◆ **Stated exercise**
Would you transcribe the listing that follows, character for character, and omit its images?

◆ **Data section**
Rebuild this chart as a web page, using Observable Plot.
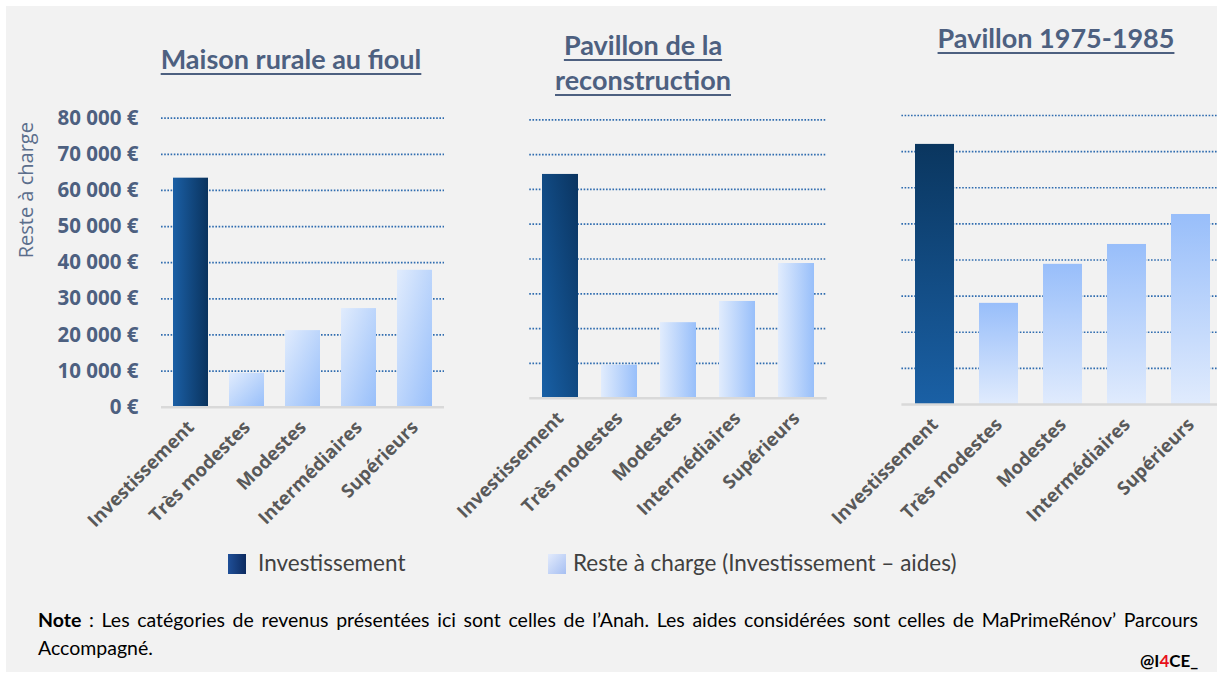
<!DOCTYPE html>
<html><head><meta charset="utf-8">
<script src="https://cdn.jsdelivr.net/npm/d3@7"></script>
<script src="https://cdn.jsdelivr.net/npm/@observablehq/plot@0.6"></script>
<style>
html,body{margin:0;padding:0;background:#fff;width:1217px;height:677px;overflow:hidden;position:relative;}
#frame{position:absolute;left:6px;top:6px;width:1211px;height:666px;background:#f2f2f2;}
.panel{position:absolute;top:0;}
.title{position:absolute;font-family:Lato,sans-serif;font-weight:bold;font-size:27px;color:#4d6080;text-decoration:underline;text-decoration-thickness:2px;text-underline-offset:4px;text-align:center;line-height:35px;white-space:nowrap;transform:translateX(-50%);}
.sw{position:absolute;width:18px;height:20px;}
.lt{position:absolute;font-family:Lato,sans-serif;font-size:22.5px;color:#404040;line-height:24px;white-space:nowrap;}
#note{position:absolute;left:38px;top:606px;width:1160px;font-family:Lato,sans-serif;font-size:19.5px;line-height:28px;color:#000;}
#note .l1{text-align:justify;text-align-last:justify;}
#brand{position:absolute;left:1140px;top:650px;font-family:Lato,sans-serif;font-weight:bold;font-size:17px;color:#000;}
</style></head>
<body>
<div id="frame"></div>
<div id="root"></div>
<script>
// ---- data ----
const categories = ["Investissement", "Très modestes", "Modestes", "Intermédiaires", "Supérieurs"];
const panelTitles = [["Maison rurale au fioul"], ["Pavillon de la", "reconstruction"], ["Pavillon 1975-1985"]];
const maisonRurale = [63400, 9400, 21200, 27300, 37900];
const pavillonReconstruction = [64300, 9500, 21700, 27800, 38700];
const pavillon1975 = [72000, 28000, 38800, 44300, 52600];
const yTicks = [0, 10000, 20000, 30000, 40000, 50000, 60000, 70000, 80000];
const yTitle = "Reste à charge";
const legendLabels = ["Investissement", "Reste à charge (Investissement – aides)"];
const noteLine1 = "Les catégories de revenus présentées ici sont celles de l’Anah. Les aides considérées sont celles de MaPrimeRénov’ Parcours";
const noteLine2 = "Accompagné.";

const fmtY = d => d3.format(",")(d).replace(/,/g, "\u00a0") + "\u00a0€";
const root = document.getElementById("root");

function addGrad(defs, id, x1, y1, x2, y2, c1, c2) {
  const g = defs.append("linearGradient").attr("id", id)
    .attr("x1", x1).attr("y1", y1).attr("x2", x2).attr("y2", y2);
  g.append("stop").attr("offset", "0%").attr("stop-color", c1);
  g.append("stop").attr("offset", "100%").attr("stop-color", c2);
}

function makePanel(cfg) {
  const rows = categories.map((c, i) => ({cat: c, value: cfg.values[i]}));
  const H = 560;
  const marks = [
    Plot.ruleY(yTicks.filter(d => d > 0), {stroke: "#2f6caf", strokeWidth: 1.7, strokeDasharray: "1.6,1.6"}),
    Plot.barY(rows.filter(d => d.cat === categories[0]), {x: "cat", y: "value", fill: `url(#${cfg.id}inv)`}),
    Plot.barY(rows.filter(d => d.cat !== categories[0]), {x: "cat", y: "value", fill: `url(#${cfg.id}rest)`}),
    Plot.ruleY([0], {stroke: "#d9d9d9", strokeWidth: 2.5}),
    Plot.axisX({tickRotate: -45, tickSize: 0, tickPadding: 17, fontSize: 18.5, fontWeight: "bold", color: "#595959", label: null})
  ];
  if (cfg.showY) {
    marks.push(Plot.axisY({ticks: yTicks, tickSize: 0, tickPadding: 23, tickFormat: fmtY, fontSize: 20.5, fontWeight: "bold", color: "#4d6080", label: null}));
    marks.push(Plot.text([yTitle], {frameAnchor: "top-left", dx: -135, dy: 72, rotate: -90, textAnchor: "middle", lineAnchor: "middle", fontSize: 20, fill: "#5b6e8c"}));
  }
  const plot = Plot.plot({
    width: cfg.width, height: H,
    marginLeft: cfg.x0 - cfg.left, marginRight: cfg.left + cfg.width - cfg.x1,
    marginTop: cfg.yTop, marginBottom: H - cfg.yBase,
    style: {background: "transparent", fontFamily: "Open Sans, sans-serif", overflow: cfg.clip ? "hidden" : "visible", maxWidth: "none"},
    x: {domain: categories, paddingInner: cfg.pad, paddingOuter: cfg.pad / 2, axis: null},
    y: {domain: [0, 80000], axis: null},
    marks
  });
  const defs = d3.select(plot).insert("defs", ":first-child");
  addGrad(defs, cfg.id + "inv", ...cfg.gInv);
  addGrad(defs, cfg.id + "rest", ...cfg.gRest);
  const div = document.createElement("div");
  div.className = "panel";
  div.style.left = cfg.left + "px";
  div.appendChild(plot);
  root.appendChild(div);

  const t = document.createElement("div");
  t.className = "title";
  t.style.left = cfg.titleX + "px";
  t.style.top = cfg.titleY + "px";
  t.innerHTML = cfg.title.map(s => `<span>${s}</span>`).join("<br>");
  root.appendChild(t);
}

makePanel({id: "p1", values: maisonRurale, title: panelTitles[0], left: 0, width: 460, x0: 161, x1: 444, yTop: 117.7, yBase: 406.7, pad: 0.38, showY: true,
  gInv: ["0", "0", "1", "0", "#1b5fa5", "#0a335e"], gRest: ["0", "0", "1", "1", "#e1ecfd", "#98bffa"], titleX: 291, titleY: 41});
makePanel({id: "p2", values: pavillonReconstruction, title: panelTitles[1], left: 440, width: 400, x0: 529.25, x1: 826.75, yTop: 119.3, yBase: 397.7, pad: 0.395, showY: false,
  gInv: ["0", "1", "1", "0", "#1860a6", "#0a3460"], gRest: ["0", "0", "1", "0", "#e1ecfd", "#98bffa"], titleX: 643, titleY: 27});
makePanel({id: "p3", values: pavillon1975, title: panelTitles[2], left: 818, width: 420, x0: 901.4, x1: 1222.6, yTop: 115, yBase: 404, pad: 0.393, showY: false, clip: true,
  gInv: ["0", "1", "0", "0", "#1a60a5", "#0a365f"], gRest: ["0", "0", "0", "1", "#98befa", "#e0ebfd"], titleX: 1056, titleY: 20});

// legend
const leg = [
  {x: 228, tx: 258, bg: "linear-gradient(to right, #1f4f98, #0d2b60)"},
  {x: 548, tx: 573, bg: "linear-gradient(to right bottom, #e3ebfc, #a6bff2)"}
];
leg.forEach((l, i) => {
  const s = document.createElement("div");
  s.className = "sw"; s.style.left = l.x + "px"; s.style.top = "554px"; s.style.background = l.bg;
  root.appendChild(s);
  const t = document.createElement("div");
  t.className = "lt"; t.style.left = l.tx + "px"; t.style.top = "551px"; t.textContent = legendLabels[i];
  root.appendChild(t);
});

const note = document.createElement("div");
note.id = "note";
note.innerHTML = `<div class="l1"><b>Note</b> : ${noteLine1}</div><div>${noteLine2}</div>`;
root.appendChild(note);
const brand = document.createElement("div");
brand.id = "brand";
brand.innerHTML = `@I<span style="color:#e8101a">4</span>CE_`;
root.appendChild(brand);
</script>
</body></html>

◆ **Exercise output**
Rebuild this chart as a web page, using Observable Plot.
<!DOCTYPE html>
<html><head><meta charset="utf-8">
<script src="https://cdn.jsdelivr.net/npm/d3@7"></script>
<script src="https://cdn.jsdelivr.net/npm/@observablehq/plot@0.6"></script>
<style>
html,body{margin:0;padding:0;background:#fff;width:1217px;height:677px;overflow:hidden;position:relative;}
#frame{position:absolute;left:6px;top:6px;width:1211px;height:666px;background:#f2f2f2;}
.panel{position:absolute;top:0;}
.title{position:absolute;font-family:Lato,sans-serif;font-weight:bold;font-size:27px;color:#4d6080;text-decoration:underline;text-decoration-thickness:2px;text-underline-offset:4px;text-align:center;line-height:35px;white-space:nowrap;transform:translateX(-50%);}
.sw{position:absolute;width:18px;height:20px;}
.lt{position:absolute;font-family:Lato,sans-serif;font-size:22.5px;color:#404040;line-height:24px;white-space:nowrap;}
#note{position:absolute;left:38px;top:606px;width:1160px;font-family:Lato,sans-serif;font-size:19.5px;line-height:28px;color:#000;}
#note .l1{text-align:justify;text-align-last:justify;}
#brand{position:absolute;left:1140px;top:650px;font-family:Lato,sans-serif;font-weight:bold;font-size:17px;color:#000;}
</style></head>
<body>
<div id="frame"></div>
<div id="root"></div>
<script>
// ---- data ----
const categories = ["Investissement", "Très modestes", "Modestes", "Intermédiaires", "Supérieurs"];
const panelTitles = [["Maison rurale au fioul"], ["Pavillon de la", "reconstruction"], ["Pavillon 1975-1985"]];
const maisonRurale = [63400, 9400, 21200, 27300, 37900];
const pavillonReconstruction = [64300, 9500, 21700, 27800, 38700];
const pavillon1975 = [72000, 28000, 38800, 44300, 52600];
const yTicks = [0, 10000, 20000, 30000, 40000, 50000, 60000, 70000, 80000];
const yTitle = "Reste à charge";
const legendLabels = ["Investissement", "Reste à charge (Investissement – aides)"];
const noteLine1 = "Les catégories de revenus présentées ici sont celles de l’Anah. Les aides considérées sont celles de MaPrimeRénov’ Parcours";
const noteLine2 = "Accompagné.";

const fmtY = d => d3.format(",")(d).replace(/,/g, "\u00a0") + "\u00a0€";
const root = document.getElementById("root");

function addGrad(defs, id, x1, y1, x2, y2, c1, c2) {
  const g = defs.append("linearGradient").attr("id", id)
    .attr("x1", x1).attr("y1", y1).attr("x2", x2).attr("y2", y2);
  g.append("stop").attr("offset", "0%").attr("stop-color", c1);
  g.append("stop").attr("offset", "100%").attr("stop-color", c2);
}

function makePanel(cfg) {
  const rows = categories.map((c, i) => ({cat: c, value: cfg.values[i]}));
  const H = 560;
  const marks = [
    Plot.ruleY(yTicks.filter(d => d > 0), {stroke: "#2f6caf", strokeWidth: 1.7, strokeDasharray: "1.6,1.6"}),
    Plot.barY(rows.filter(d => d.cat === categories[0]), {x: "cat", y: "value", fill: `url(#${cfg.id}inv)`}),
    Plot.barY(rows.filter(d => d.cat !== categories[0]), {x: "cat", y: "value", fill: `url(#${cfg.id}rest)`}),
    Plot.ruleY([0], {stroke: "#d9d9d9", strokeWidth: 2.5}),
    Plot.axisX({tickRotate: -45, tickSize: 0, tickPadding: 17, fontSize: 18.5, fontWeight: "bold", color: "#595959", label: null})
  ];
  if (cfg.showY) {
    marks.push(Plot.axisY({ticks: yTicks, tickSize: 0, tickPadding: 23, tickFormat: fmtY, fontSize: 20.5, fontWeight: "bold", color: "#4d6080", label: null}));
    marks.push(Plot.text([yTitle], {frameAnchor: "top-left", dx: -135, dy: 72, rotate: -90, textAnchor: "middle", lineAnchor: "middle", fontSize: 20, fill: "#5b6e8c"}));
  }
  const plot = Plot.plot({
    width: cfg.width, height: H,
    marginLeft: cfg.x0 - cfg.left, marginRight: cfg.left + cfg.width - cfg.x1,
    marginTop: cfg.yTop, marginBottom: H - cfg.yBase,
    style: {background: "transparent", fontFamily: "Open Sans, sans-serif", overflow: cfg.clip ? "hidden" : "visible", maxWidth: "none"},
    x: {domain: categories, paddingInner: cfg.pad, paddingOuter: cfg.pad / 2, axis: null},
    y: {domain: [0, 80000], axis: null},
    marks
  });
  const defs = d3.select(plot).insert("defs", ":first-child");
  addGrad(defs, cfg.id + "inv", ...cfg.gInv);
  addGrad(defs, cfg.id + "rest", ...cfg.gRest);
  const div = document.createElement("div");
  div.className = "panel";
  div.style.left = cfg.left + "px";
  div.appendChild(plot);
  root.appendChild(div);

  const t = document.createElement("div");
  t.className = "title";
  t.style.left = cfg.titleX + "px";
  t.style.top = cfg.titleY + "px";
  t.innerHTML = cfg.title.map(s => `<span>${s}</span>`).join("<br>");
  root.appendChild(t);
}

makePanel({id: "p1", values: maisonRurale, title: panelTitles[0], left: 0, width: 460, x0: 161, x1: 444, yTop: 117.7, yBase: 406.7, pad: 0.38, showY: true,
  gInv: ["0", "0", "1", "0", "#1b5fa5", "#0a335e"], gRest: ["0", "0", "1", "1", "#e1ecfd", "#98bffa"], titleX: 291, titleY: 41});
makePanel({id: "p2", values: pavillonReconstruction, title: panelTitles[1], left: 440, width: 400, x0: 529.25, x1: 826.75, yTop: 119.3, yBase: 397.7, pad: 0.395, showY: false,
  gInv: ["0", "1", "1", "0", "#1860a6", "#0a3460"], gRest: ["0", "0", "1", "0", "#e1ecfd", "#98bffa"], titleX: 643, titleY: 27});
makePanel({id: "p3", values: pavillon1975, title: panelTitles[2], left: 818, width: 420, x0: 901.4, x1: 1222.6, yTop: 115, yBase: 404, pad: 0.393, showY: false, clip: true,
  gInv: ["0", "1", "0", "0", "#1a60a5", "#0a365f"], gRest: ["0", "0", "0", "1", "#98befa", "#e0ebfd"], titleX: 1056, titleY: 20});

// legend
const leg = [
  {x: 228, tx: 258, bg: "linear-gradient(to right, #1f4f98, #0d2b60)"},
  {x: 548, tx: 573, bg: "linear-gradient(to right bottom, #e3ebfc, #a6bff2)"}
];
leg.forEach((l, i) => {
  const s = document.createElement("div");
  s.className = "sw"; s.style.left = l.x + "px"; s.style.top = "554px"; s.style.background = l.bg;
  root.appendChild(s);
  const t = document.createElement("div");
  t.className = "lt"; t.style.left = l.tx + "px"; t.style.top = "551px"; t.textContent = legendLabels[i];
  root.appendChild(t);
});

const note = document.createElement("div");
note.id = "note";
note.innerHTML = `<div class="l1"><b>Note</b> : ${noteLine1}</div><div>${noteLine2}</div>`;
root.appendChild(note);
const brand = document.createElement("div");
brand.id = "brand";
brand.innerHTML = `@I<span style="color:#e8101a">4</span>CE_`;
root.appendChild(brand);
</script>
</body></html>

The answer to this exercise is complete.